OECD recommends ‘bold action’ to boost global growth

18 Feb 13
The world’s richest countries have been urged to make labour market and welfare changes to secure a strong economic recovery, the Organisation for Economic Co-operation and Development has said.

By Vivienne Russell | 18 February 2013

The world’s richest countries have been urged to make labour market and welfare changes to secure a strong economic recovery, the Organisation for Economic Co-operation and Development has said.

In its annual Going for growth report, the OECD said such structural reforms were a ‘powerful tool’ and could boost long-term growth, underpin confidence and take some of the pressure off monetary and fiscal policies to support recovery.’

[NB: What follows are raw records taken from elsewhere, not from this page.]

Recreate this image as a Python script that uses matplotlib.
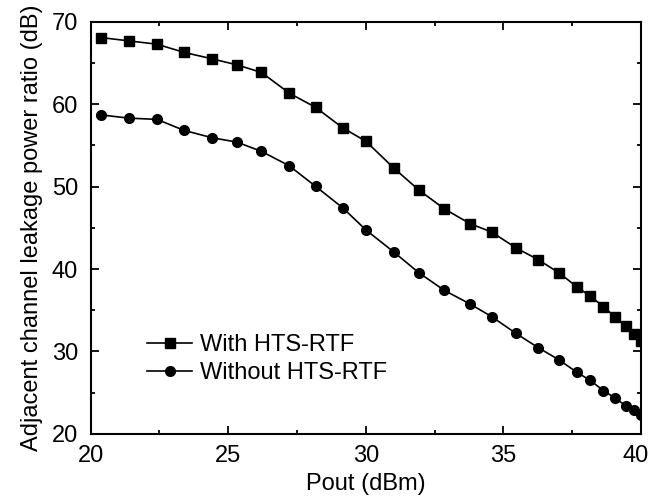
import matplotlib
matplotlib.use('Agg')
import matplotlib.pyplot as plt
import matplotlib.transforms as mtransforms
from matplotlib.ticker import MultipleLocator

plt.rcParams['font.family'] = ['Liberation Sans', 'DejaVu Sans']

pout = [20.36, 21.39, 22.41, 23.40, 24.42, 25.32, 26.21, 27.22, 28.18, 29.16,
        30.01, 31.02, 31.93, 32.85, 33.79, 34.58, 35.45, 36.27, 37.03, 37.67,
        38.15, 38.64, 39.07, 39.44, 39.75, 40.0]
with_rtf = [68.08, 67.67, 67.27, 66.27, 65.49, 64.76, 63.84, 61.33, 59.6, 57.13,
            55.48, 52.24, 49.58, 47.31, 45.5, 44.48, 42.58, 41.13, 39.52, 37.85,
            36.73, 35.44, 34.15, 33.13, 32.13, 31.24]
without_rtf = [58.70, 58.30, 58.15, 56.81, 55.92, 55.39, 54.27, 52.52, 50.02, 47.43,
               44.73, 42.06, 39.55, 37.42, 35.76, 34.22, 32.21, 30.46, 28.97, 27.48,
               26.51, 25.25, 24.33, 23.44, 22.95, 22.27]

fs = 17

fig = plt.figure(figsize=(6.52, 5.04), dpi=100)
ax = fig.add_axes([0.139, 0.139, 0.844, 0.818])

ax.plot(pout, with_rtf, color='black', lw=1.2, marker='s', ms=7.5, label='With HTS-RTF')
ax.plot(pout, without_rtf, color='black', lw=1.2, marker='o', ms=7, label='Without HTS-RTF')

ax.set_xlim(20, 40)
ax.set_ylim(20, 70)
ax.xaxis.set_major_locator(MultipleLocator(5))
ax.xaxis.set_minor_locator(MultipleLocator(2.5))
ax.yaxis.set_major_locator(MultipleLocator(10))
ax.yaxis.set_minor_locator(MultipleLocator(5))
ax.tick_params(which='both', direction='in', top=True, right=True, width=1.3, labelsize=fs)
ax.tick_params(which='major', length=6)
ax.tick_params(which='minor', length=3)
ax.tick_params(axis='x', pad=8)
ax.tick_params(axis='y', pad=9)
for s in ax.spines.values():
    s.set_linewidth(1.5)

ax.set_xlabel('Pout (dBm)', fontsize=fs, labelpad=4)
ax.set_ylabel('Adjacent channel leakage power ratio (dB)', fontsize=fs, labelpad=6)

ax.legend(loc='lower left', bbox_to_anchor=(0.064, 0.07), frameon=False, fontsize=fs,
          handlelength=1.9, handletextpad=0.35, labelspacing=0.25)

# the "40" label sits a little left of its tick, as in the original
fig.canvas.draw()
for lab in ax.get_xticklabels():
    if lab.get_text() == '40':
        lab.set_transform(lab.get_transform() +
                          mtransforms.ScaledTranslation(-4 / 72, 0, fig.dpi_scale_trans))

fig.savefig('out.png', dpi=100)
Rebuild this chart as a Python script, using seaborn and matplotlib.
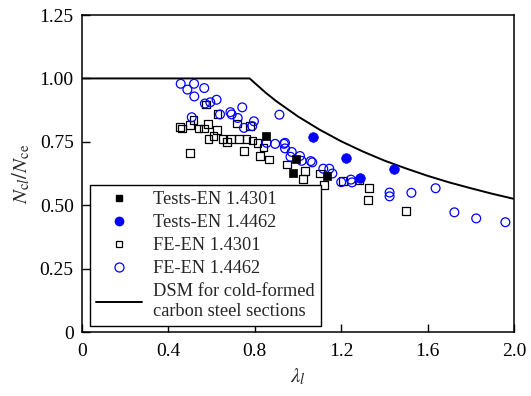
import matplotlib
matplotlib.use("Agg")
import matplotlib.pyplot as plt
from matplotlib.lines import Line2D
import seaborn as sns

# Test results
tests_4301_lam = [0.852, 0.989, 0.978, 1.136]
tests_4301_nc = [0.773, 0.681, 0.629, 0.616]
tests_4462_lam = [1.071, 1.222, 1.444, 1.285]
tests_4462_nc = [0.770, 0.685, 0.642, 0.607]

# FE results, EN 1.4301
fe_4301_lam = [0.455, 0.500, 0.517, 0.539, 0.564, 0.582, 0.573, 0.628, 0.624, 0.608,
               0.585, 0.650, 0.671, 0.690, 0.718, 0.727, 0.762, 0.778, 0.789, 0.501,
               0.750, 0.812, 0.840, 0.824, 0.867, 0.949, 1.032, 1.022, 1.102, 1.120,
               1.207, 1.283, 1.329, 1.323, 1.499, 0.462]
fe_4301_nc = [0.808, 0.816, 0.835, 0.803, 0.803, 0.821, 0.897, 0.860, 0.797, 0.773,
              0.760, 0.762, 0.749, 0.762, 0.822, 0.762, 0.762, 0.812, 0.756, 0.707,
              0.713, 0.746, 0.727, 0.694, 0.681, 0.661, 0.635, 0.603, 0.625, 0.580,
              0.596, 0.598, 0.567, 0.520, 0.478, 0.802]

# FE results, EN 1.4462
fe_4462_lam = [0.457, 0.519, 0.488, 0.566, 0.520, 0.569, 0.594, 0.623, 0.639, 0.687,
               0.693, 0.742, 0.721, 0.508, 0.750, 0.788, 0.796, 0.914, 0.855, 0.894,
               0.940, 0.935, 0.940, 0.971, 0.965, 1.009, 1.017, 1.059, 1.066, 1.117,
               1.145, 1.159, 1.200, 1.245, 1.250, 1.424, 1.424, 1.525, 1.637, 1.724,
               1.825, 1.960]
fe_4462_nc = [0.979, 0.979, 0.956, 0.962, 0.929, 0.901, 0.906, 0.916, 0.858, 0.867,
              0.858, 0.886, 0.844, 0.847, 0.805, 0.812, 0.831, 0.857, 0.746, 0.742,
              0.746, 0.742, 0.724, 0.710, 0.691, 0.694, 0.675, 0.674, 0.669, 0.644,
              0.644, 0.625, 0.591, 0.601, 0.590, 0.550, 0.535, 0.549, 0.567, 0.472,
              0.448, 0.433]

# DSM local buckling curve for cold-formed carbon steel
dsm_lam = [0.0, 0.776, 0.85, 0.9, 1.0, 1.1, 1.2, 1.3, 1.4, 1.5, 1.6, 1.7, 1.8, 1.9, 2.0]
dsm_nc = [1.0, 1.0, 0.944, 0.910, 0.850, 0.798, 0.752, 0.712, 0.676, 0.645, 0.616,
          0.590, 0.567, 0.545, 0.525]

x_ticks = [0, 0.4, 0.8, 1.2, 1.6, 2.0]
x_ticklabels = ["0", "0.4", "0.8", "1.2", "1.6", "2.0"]
y_ticks = [0, 0.25, 0.5, 0.75, 1.0, 1.25]
y_ticklabels = ["0", "0.25", "0.50", "0.75", "1.00", "1.25"]

legend_labels = ["Tests-EN 1.4301", "Tests-EN 1.4462", "FE-EN 1.4301", "FE-EN 1.4462",
                 "DSM for cold-formed\ncarbon steel sections"]

sns.set_style("ticks")
plt.rcParams["font.family"] = ["Liberation Serif", "DejaVu Serif"]
plt.rcParams["mathtext.fontset"] = "stix"

fig = plt.figure(figsize=(5.31, 3.96), dpi=100)
ax = fig.add_axes([0.1544, 0.1616, 0.8136, 0.8004])

blue = "#0000ff"
fs = 14

sns.scatterplot(x=fe_4301_lam, y=fe_4301_nc, ax=ax, marker="s", s=30,
                facecolor="none", edgecolor="black", linewidth=0.9, zorder=3)
sns.scatterplot(x=fe_4462_lam, y=fe_4462_nc, ax=ax, marker="o", s=40,
                facecolor="none", edgecolor=blue, linewidth=0.9, zorder=3)
sns.scatterplot(x=tests_4301_lam, y=tests_4301_nc, ax=ax, marker="s", s=34,
                color="black", edgecolor="black", linewidth=0.5, zorder=4)
sns.scatterplot(x=tests_4462_lam, y=tests_4462_nc, ax=ax, marker="o", s=48,
                color=blue, edgecolor=blue, linewidth=0.5, zorder=4)
sns.lineplot(x=dsm_lam, y=dsm_nc, ax=ax, color="black", linewidth=1.4,
             sort=False, estimator=None, zorder=2)

ax.set_xlim(0, 2.0)
ax.set_ylim(0, 1.25)
ax.set_xticks(x_ticks)
ax.set_xticklabels(x_ticklabels)
ax.set_yticks(y_ticks)
ax.set_yticklabels(y_ticklabels)
ax.tick_params(direction="in", length=6, width=1, labelsize=fs, colors="black",
               top=False, right=False)
ax.tick_params(axis="x", pad=8)
ax.tick_params(axis="y", pad=6)
for sp in ax.spines.values():
    sp.set_visible(True)
    sp.set_linewidth(1.1)
    sp.set_color("black")

ax.set_xlabel(r"$\lambda_l$", fontsize=fs + 1, labelpad=5)
ax.set_ylabel(r"$N_{\mathrm{c}l}/N_{\mathrm{ce}}$", fontsize=fs + 1, labelpad=5)

handles = [
    Line2D([], [], marker="s", linestyle="none", color="black", markersize=5),
    Line2D([], [], marker="o", linestyle="none", color=blue, markersize=6),
    Line2D([], [], marker="s", linestyle="none", markerfacecolor="none",
           markeredgecolor="black", markersize=5, markeredgewidth=0.9),
    Line2D([], [], marker="o", linestyle="none", markerfacecolor="none",
           markeredgecolor=blue, markersize=6.5, markeredgewidth=0.9),
    Line2D([], [], color="black", linewidth=1.4),
]
leg = ax.legend(handles, legend_labels, loc="lower left", bbox_to_anchor=(0.018, 0.018),
                fontsize=13.2, frameon=True, fancybox=False, edgecolor="black",
                framealpha=1, borderpad=0.35, labelspacing=0.33, handlelength=2.5,
                handletextpad=0.6, borderaxespad=0)
leg.get_frame().set_linewidth(1.0)

fig.savefig("out.png", dpi=100)
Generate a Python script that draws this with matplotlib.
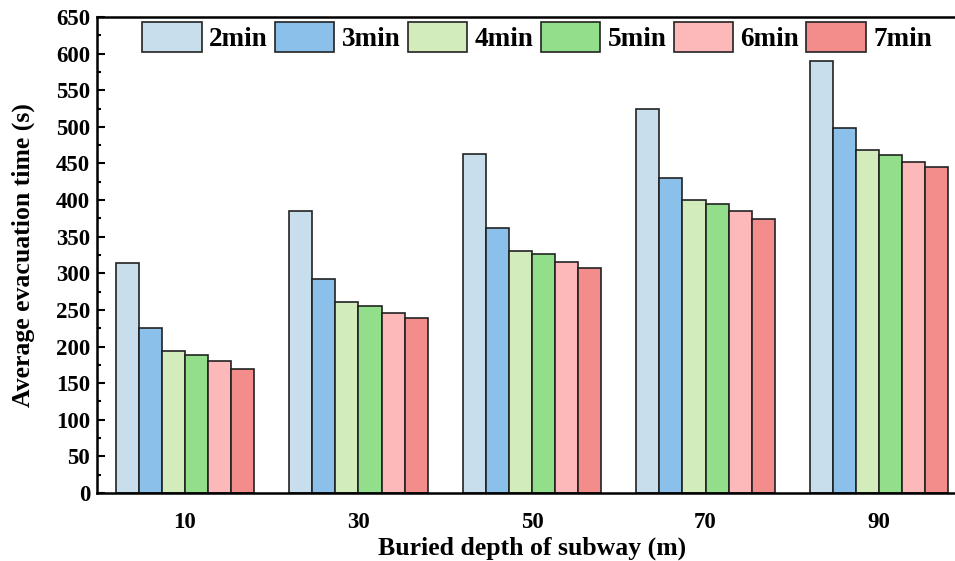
import matplotlib
matplotlib.use("Agg")
import matplotlib.pyplot as plt
import numpy as np
from matplotlib.ticker import MultipleLocator

plt.rcParams['font.family'] = ['Liberation Serif', 'DejaVu Serif']
plt.rcParams['font.weight'] = 'bold'

depths = ['10', '30', '50', '70', '90']
series_names = ['2min', '3min', '4min', '5min', '6min', '7min']
v2 = [314, 385, 463, 524, 590]
v3 = [225, 292, 362, 430, 499]
v4 = [194, 261, 330, 400, 468]
v5 = [188, 255, 326, 395, 462]
v6 = [180, 246, 315, 385, 452]
v7 = [169, 239, 307, 374, 445]
values = [v2, v3, v4, v5, v6, v7]
colors = ['#C8DEEC', '#8AC0EA', '#D3ECBC', '#93DE8B', '#FDB9BA', '#F28D8C']

fig = plt.figure(figsize=(9.55, 5.61), dpi=100)
ax = fig.add_axes([97/955, 1-493/561, (967-97)/955, (493-17)/561])

x = np.arange(len(depths))
w = 0.8 / 6
for i, (vals, c, name) in enumerate(zip(values, colors, series_names)):
    ax.bar(x - 0.4 + w * (i + 0.5), vals, width=w, color=c, edgecolor='#222222',
           linewidth=1.2, label=name, zorder=2)

ax.set_xlim(-0.507, 4.507)
ax.set_ylim(0, 650)
ax.set_xticks(x)
ax.set_xticklabels(depths)
ax.yaxis.set_major_locator(MultipleLocator(50))
ax.yaxis.set_minor_locator(MultipleLocator(25))
ax.tick_params(axis='y', which='major', direction='in', length=6, width=1.5, labelsize=16.5, pad=5)
ax.tick_params(axis='y', which='minor', direction='in', length=3, width=1.5)
ax.tick_params(axis='x', which='major', length=0, labelsize=16.5, pad=14)
for s in ax.spines.values():
    s.set_linewidth(1.8)

ax.set_xlabel('Buried depth of subway (m)', fontsize=18.5, fontweight='bold', labelpad=2)
ax.set_ylabel('Average evacuation time (s)', fontsize=18.5, fontweight='bold', labelpad=15)

leg = ax.legend(ncol=6, loc='upper left', bbox_to_anchor=(142/955, 1-22/561),
                bbox_transform=fig.transFigure, frameon=False,
                prop={'size': 19.5, 'weight': 'bold'},
                handlelength=2.2, handleheight=1.3, handletextpad=0.27,
                columnspacing=0.27, borderpad=0, borderaxespad=0)

fig.savefig('out.png', dpi=100)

Ángel Gurría, OECD secretary general, said: ‘The road to a strong recovery remains fraught with challenges but measures taken in Europe and the United States have reduced the likelihood of a worst-case scenario. We have reached a point where bold and concerted action to get the right mix of macro and structural policies can make an upside scenario a real possibility.’

The report recommended strategies for particular economies. For example, it said European countries whose unemployment was still higher than before the financial crisis, including France, Denmark, Italy, Spain and Sweden, should lower barriers to job creation, hiring and mobility and improve incentives to take up work.

Japan and Korea needed to encourage greater participation of women in their workforces, a change that would require a better benefits system and improved childcare policies.

Lower-income OECD countries, such as Mexico, Chile and Brazil, should tackle the number of people working ‘informally’ and encourage them to take jobs in the formal sector.

The US needed to beef up training and employment services to help long-term unemployed people back into work.

The report was published on February 15 and presented at the Moscow meeting of the Group of Twenty finance ministers. Gurría said its country-specific structural reform recommendations were applicable to OECD and G20 nations alike.